Busting referrer spam is … a busted process?
by ZetaGecko | Add Your Comments | Server Administration
I've been updating my referrer spam blocks every few days, but the **** who's spamming me keeps registering new domain names to do their spamming from. It keeps my server logs a little cleaner, but it feels like more work than I should have to be doing...sort of like email spam. Blocking based on the spammer's URL just doesn't seem like the right way to do.
First a little history: when I set up my referrer spam blocker last month, I figured I'd better be careful not to block legitimate traffic. Because of the nature of my products, I tend to get linsk from a wide variety of places, so blocking traffic from pages with spammy looking words anywhere in the URL just wasn't an appropriate solution. So I cooked up a pattern that only looks at the domain name, as follows:
SetEnvIfNoCase Referer "[^/]*?//[^/]*(bnetsol|buy-2005|casino-)" BadReferrer
I've shortened the list of things I'm searching for considerably for simplicity in posting here, but that should give you the idea...if you're familiar with regular expressions. In case not, here's what that all means:
[^/]*? = some number of non slash characters (eg. "http:")
// = two slashes
[^/]* = any number (including zero) of non-slash characters
(bnetsol|buy-2005|casino-) = bnetsol or buy-2005 or casino-
So the pattern will match http://www.buy-2005.com/, but not http://www.hello.com/buy-2005.
But enough history--what did I do today? Today, grepped my server log for " 403 ", the error code that my server returns when it denies someone access based on the above pattern, extracted the IP addresses that had been blocked, counted the occurrences of each (using a Perl script--not manually, of course), and added some "deny from" lines to my server configuration to block those with the highest counts. Presuming the spammer is operating from the same servers each time they fling their slop on my server, I won't have to update my pattern to catch their new domain names.
What's the problem with this approach? First, the perpetrator may be using somebody else's computer or a shared computer to spam me (many of the offending IP addresses appeared to be proxy servers), so I'm probably blocking some legitimate people. I'm guessing that few if any other users of those computers were planning on coming to my site, so I'm not too worried about that.
Second, I still have to run through a manual process to update my blocks if they use another server someday. But I'm guessing (hoping) that they'll switch IP addresses less often than they switch spam URLs. So far, it appears likely that that will be the case.

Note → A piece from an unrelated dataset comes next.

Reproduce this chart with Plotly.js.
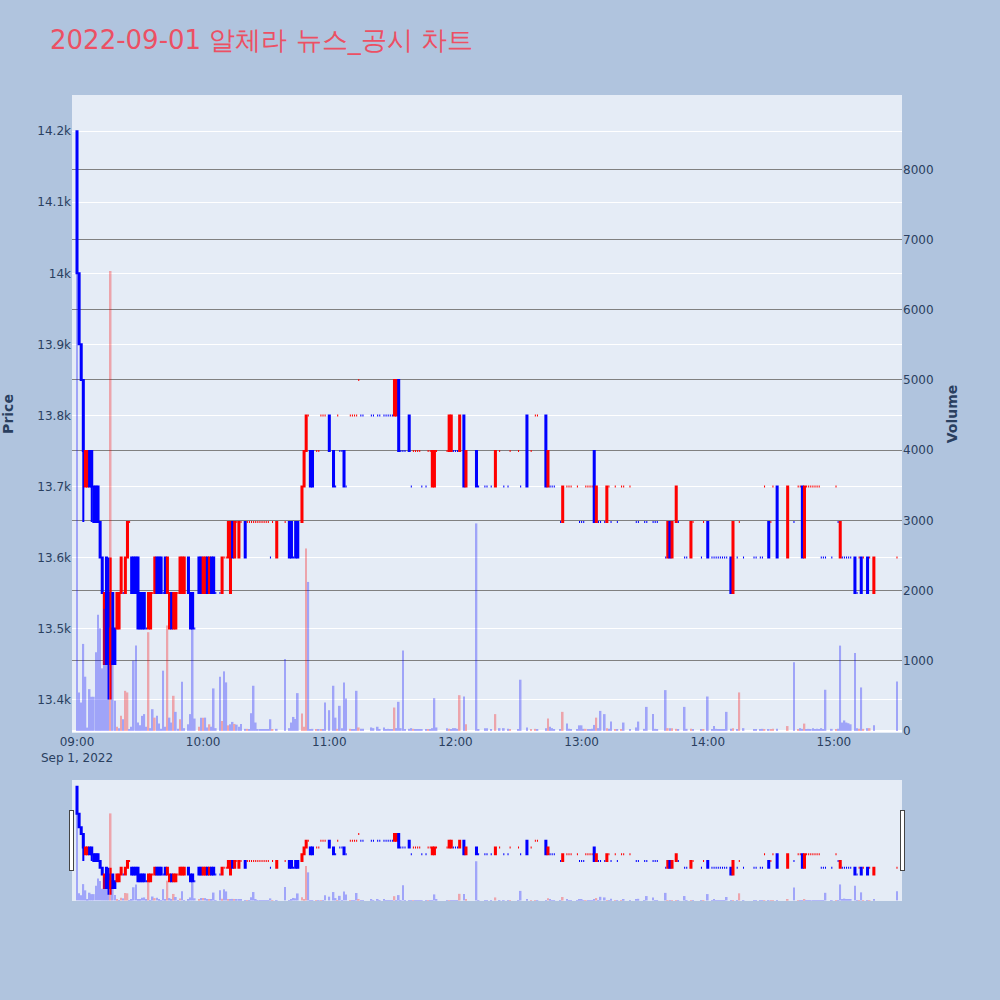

Finally, today, I tried tracking down the spammer so that I could email them and request to be removed from their list. Why would I think such a thing would work? With an email spammer, I wouldn't, but in this case, since I can guarantee that they're not going to get any value out of spamming my referrer logs (since my referrer logs are not exposed to the web in any way), they might be convinced to stop wasting their bandwidth spamming me.
The problem with that idea was that they're pretty much impossible to track down. The domain names they spam me with are registered to possibly artificial persons with email addresses at the same domain. That domain name exists, but there's no web or email server there. Thus, no way to contact them.
I sure hope someone comes up with a better solution for this problem.